One of projects I was called to help some time ago set up a service with over a ...

benlivengood · on Nov 1, 2021

Something people seem to forget when designing systems based on what they've learned is that modern individual machines have approximately the power of the top supercomputer ~20 years ago, and a few racks of modern machines can in many ways match the top supercomputer of ~10 years ago. Approaches to solve large problems are continually changing and it's almost always worth a big-picture design session when looking at a familiar-seeming problem. By the time students graduate from a 4-year program computing is about 10X better than when they started.
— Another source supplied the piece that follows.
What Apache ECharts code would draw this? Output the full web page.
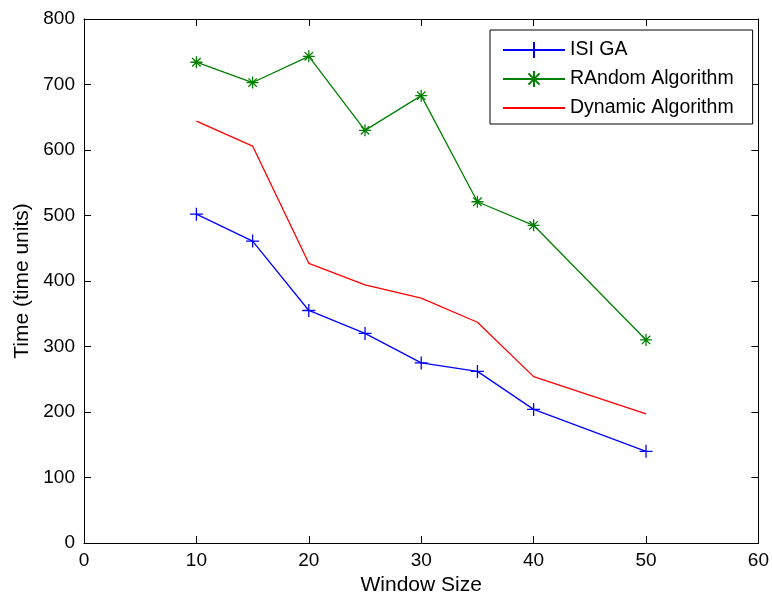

I still remember some interviews within the last decade where single-core machines with a few GB of RAM were a default assumption for whiteboard designs, or that spinning disks were the default.

lmilcin · on Nov 1, 2021

Well, I catch myself that I am not "updating" the state of my understanding of hardware. Just recently I caught myself putting a lot of effort into solving a problem that only exists if persistent storage is too slow to be used for calculations. Then I facepalmed myself hard when I realized that I can just move that entire 500GB data structure to an NVMe and treat it almost as if it was in memory.

But in general I think that the problem isn't that people are not "updating" their understanding. Even 10 years ago it wasn't a huge problem getting hundreds of thousands of transactions per second on a single modest machine.

The problem rather is people relying on more and more layers of abstractions for vary small gains.

Example: I get that Python is a nice language (for somebody that does not know Lisp). But is it worth it to choose Python for a little bit improvement in productivity for a problem that requires a lot of throughput, to then suffer performance issues, to then spend many times more effort on trying to improve performance? I don't think so.

Or more in my space: is Spring Data (Java) worth the very incremental productivity improvements if it completely destroys your application performance? The application I described in my parent post used Spring Data MongoDB which kinda means it was fetching entities one by one which is extremely costly.

By replacing it with bare MongoDB reactive driver and ensuring data is being streamed in large batches (why read one user data if you can read 10k at a time) and getting rid of costly aggregations in favour of application side processing we have improved throughput by many orders of magnitude WHILE reducing load on MongoDB.

Granted, there is a little bit of additional complexity (on the order of 10% more of application code) but just the performance improvements mean that the team can breathe and focus on other problems like modelling the domain correctly.